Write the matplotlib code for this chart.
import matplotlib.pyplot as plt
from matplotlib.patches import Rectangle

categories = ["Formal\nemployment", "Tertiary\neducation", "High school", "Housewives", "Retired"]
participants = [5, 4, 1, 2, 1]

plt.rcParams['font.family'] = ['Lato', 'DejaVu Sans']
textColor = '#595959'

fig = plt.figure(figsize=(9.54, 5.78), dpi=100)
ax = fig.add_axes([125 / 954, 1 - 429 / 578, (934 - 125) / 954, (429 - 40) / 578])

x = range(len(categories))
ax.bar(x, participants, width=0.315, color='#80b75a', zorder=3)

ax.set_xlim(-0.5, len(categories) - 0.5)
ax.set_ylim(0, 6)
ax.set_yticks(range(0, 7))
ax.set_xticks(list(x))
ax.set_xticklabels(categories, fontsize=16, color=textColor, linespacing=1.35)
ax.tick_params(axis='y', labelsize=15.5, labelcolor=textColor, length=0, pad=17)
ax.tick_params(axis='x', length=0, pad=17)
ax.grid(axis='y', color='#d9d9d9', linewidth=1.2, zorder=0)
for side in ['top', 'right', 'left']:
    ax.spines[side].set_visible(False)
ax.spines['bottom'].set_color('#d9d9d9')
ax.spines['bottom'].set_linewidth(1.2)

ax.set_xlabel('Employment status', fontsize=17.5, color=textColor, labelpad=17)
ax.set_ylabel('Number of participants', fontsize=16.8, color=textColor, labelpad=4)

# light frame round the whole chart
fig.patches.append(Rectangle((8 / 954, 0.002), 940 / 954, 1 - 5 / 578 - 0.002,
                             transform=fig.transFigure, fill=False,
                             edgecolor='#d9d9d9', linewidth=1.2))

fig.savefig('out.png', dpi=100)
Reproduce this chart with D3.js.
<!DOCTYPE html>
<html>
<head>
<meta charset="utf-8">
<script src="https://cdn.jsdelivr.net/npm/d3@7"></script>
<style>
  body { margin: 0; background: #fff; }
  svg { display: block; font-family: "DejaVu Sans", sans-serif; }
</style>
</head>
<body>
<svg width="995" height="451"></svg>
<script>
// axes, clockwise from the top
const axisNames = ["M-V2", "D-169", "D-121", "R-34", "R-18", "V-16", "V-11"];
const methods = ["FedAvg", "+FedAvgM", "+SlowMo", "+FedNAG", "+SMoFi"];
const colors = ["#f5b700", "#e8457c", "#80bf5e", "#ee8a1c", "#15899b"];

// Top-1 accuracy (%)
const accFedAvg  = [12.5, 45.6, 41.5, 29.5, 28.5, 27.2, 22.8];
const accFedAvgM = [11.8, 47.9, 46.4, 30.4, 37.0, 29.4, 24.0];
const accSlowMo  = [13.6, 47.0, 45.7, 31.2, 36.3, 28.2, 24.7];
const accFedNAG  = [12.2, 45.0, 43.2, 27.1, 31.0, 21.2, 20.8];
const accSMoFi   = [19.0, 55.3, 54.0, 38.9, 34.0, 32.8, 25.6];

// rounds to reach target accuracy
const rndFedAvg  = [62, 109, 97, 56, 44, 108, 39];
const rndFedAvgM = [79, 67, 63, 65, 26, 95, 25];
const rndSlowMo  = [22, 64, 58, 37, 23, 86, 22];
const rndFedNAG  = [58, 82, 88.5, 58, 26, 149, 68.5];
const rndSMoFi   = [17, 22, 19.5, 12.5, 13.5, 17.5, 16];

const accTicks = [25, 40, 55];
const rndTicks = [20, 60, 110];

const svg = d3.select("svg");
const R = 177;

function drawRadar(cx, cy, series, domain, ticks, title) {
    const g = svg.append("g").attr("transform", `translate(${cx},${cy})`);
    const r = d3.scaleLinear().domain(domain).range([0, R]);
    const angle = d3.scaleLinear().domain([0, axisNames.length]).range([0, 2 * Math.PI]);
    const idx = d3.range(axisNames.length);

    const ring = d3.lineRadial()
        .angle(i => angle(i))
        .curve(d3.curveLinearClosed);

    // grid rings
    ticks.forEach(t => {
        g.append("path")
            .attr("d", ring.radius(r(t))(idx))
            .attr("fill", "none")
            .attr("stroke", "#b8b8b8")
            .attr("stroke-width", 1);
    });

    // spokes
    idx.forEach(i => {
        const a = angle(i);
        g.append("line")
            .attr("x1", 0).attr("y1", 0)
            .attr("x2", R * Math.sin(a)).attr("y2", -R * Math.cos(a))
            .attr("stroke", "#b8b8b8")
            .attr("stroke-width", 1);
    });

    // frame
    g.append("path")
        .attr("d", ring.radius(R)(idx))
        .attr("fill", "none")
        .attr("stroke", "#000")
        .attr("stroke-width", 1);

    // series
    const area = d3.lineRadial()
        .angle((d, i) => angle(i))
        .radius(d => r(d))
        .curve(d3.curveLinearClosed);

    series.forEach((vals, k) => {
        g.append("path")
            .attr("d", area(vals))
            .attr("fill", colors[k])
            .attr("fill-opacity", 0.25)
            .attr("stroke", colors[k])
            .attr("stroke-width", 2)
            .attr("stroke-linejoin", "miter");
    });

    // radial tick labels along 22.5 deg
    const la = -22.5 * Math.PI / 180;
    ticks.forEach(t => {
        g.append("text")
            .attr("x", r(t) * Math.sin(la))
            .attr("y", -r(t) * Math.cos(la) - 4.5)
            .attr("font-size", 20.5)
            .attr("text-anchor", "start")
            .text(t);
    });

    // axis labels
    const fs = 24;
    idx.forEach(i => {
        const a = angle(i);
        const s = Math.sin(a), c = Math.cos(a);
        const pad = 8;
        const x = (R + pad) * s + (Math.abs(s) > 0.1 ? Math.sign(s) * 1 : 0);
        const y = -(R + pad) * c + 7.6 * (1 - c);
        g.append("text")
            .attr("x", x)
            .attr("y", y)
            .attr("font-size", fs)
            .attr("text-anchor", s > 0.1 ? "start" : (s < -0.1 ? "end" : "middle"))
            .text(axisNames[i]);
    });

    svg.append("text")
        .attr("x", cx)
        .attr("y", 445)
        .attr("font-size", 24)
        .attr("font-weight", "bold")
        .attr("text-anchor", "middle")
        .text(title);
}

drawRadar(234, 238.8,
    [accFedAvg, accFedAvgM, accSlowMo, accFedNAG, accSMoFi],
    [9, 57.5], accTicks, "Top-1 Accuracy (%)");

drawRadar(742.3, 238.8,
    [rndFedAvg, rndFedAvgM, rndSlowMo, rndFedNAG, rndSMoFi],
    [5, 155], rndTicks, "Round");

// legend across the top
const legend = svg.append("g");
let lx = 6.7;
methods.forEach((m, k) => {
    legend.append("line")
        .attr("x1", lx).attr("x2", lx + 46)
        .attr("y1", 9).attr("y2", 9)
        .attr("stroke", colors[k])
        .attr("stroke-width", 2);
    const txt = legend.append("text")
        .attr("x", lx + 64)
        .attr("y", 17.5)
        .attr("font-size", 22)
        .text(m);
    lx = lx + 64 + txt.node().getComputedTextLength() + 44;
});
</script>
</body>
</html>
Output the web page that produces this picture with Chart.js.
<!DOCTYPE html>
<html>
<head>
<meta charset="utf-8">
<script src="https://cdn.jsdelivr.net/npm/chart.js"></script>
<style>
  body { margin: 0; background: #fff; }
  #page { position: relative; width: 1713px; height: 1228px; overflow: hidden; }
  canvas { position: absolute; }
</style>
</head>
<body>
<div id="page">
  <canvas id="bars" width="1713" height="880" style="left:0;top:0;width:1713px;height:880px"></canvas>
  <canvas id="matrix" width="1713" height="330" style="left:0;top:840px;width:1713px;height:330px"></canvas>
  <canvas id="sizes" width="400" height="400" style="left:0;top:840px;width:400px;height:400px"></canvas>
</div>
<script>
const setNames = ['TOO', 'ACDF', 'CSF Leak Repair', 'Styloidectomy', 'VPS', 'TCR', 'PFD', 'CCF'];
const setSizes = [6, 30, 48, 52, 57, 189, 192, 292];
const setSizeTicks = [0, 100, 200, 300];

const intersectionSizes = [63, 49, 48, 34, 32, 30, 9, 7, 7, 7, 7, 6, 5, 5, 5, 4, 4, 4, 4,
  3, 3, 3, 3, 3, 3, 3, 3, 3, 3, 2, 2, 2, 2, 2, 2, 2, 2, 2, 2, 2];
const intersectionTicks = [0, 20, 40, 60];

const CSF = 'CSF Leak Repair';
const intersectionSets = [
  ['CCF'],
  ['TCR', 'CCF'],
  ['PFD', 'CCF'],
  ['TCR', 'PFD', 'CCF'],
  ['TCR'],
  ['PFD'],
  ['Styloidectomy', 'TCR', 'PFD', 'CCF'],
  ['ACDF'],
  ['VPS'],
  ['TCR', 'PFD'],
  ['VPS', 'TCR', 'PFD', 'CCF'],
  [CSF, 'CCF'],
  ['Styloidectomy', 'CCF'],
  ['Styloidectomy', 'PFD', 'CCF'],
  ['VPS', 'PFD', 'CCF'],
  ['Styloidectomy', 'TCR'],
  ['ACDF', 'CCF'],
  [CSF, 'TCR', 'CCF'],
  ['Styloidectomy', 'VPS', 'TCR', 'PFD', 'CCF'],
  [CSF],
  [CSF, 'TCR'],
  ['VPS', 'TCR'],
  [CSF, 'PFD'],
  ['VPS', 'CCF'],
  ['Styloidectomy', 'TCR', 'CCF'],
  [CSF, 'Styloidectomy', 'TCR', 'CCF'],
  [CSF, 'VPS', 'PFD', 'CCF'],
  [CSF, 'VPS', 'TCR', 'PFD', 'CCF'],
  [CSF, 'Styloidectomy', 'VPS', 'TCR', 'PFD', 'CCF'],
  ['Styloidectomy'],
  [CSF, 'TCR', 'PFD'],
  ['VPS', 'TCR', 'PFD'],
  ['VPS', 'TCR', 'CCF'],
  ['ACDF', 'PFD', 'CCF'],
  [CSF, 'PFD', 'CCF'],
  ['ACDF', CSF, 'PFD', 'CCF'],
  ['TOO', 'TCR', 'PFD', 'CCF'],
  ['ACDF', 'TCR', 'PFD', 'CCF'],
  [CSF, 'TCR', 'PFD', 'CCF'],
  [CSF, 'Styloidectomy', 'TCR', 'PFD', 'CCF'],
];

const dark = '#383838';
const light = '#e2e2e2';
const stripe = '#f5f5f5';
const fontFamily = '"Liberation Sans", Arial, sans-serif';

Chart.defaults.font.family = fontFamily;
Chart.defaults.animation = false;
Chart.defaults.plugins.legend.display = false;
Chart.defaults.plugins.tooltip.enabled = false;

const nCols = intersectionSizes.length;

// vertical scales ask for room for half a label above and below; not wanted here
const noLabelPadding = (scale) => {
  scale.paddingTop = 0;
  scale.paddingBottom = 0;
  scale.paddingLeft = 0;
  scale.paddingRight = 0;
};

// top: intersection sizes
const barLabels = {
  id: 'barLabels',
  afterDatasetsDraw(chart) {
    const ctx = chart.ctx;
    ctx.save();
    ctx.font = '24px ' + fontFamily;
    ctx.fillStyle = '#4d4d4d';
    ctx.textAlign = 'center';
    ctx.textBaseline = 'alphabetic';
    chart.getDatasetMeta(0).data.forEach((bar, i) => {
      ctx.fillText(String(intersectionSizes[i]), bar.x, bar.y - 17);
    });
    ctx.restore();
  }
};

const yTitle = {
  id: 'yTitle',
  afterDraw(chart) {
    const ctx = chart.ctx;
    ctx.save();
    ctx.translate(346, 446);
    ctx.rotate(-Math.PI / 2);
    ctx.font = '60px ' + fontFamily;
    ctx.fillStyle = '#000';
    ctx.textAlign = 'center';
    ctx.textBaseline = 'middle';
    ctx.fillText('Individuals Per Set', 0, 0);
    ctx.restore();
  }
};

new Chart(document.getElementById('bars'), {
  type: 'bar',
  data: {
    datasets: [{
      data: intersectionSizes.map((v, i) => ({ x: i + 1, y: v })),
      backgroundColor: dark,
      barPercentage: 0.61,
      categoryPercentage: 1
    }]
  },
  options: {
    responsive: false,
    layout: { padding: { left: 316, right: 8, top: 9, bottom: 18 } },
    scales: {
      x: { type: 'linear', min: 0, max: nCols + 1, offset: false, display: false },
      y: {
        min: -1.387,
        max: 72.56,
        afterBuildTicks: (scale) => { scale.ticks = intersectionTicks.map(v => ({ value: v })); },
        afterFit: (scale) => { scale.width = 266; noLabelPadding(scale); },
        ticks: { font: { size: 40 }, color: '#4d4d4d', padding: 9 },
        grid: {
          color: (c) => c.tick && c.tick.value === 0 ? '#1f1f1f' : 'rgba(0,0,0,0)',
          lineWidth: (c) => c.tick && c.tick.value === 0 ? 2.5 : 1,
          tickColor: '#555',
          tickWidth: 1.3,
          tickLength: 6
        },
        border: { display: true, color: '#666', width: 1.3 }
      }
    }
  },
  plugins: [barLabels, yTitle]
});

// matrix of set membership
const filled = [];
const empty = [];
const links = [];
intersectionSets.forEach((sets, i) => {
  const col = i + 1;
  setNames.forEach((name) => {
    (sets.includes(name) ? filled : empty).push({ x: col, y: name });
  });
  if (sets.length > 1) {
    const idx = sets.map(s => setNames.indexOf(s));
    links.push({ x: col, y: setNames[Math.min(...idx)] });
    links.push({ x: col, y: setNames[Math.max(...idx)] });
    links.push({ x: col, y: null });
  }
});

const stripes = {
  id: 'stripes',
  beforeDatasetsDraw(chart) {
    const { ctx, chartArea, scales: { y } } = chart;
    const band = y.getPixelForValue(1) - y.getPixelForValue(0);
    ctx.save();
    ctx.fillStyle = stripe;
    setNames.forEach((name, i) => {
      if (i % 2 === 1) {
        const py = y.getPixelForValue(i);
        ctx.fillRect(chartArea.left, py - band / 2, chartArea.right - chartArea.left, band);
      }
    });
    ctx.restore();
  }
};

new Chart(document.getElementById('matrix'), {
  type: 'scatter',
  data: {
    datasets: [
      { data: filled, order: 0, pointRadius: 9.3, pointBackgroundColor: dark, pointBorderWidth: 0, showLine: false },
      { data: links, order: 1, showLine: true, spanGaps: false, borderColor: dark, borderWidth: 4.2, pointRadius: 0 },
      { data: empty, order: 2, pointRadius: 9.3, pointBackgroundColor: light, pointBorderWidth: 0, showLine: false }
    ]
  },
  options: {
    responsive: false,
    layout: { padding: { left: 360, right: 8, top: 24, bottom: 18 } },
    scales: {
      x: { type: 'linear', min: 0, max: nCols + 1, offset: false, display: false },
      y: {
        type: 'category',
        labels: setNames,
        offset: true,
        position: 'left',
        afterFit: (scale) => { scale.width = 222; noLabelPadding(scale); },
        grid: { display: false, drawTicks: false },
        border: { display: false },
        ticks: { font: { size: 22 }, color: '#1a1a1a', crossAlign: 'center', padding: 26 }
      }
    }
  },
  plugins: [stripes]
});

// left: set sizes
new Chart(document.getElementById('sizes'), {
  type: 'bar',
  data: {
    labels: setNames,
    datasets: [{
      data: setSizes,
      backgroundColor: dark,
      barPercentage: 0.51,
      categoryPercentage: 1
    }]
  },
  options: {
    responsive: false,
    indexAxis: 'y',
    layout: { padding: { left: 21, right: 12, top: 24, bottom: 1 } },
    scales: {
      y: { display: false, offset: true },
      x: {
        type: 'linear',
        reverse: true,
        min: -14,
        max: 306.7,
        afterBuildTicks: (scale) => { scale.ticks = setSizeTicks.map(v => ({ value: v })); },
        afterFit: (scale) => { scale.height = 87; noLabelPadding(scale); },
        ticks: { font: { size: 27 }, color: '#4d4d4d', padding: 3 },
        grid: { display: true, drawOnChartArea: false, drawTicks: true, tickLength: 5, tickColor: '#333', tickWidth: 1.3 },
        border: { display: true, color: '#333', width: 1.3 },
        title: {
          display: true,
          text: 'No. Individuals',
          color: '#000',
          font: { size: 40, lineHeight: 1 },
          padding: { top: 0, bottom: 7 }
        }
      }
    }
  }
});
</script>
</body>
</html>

=-=-=

=== STATED EXERCISE ===
Check each line of the records for the word "matplotlib", and show the lines that contain it.

=== RESULT BELOW ===
Write the matplotlib code for this chart.
import matplotlib.pyplot as plt
from matplotlib.patches import Rectangle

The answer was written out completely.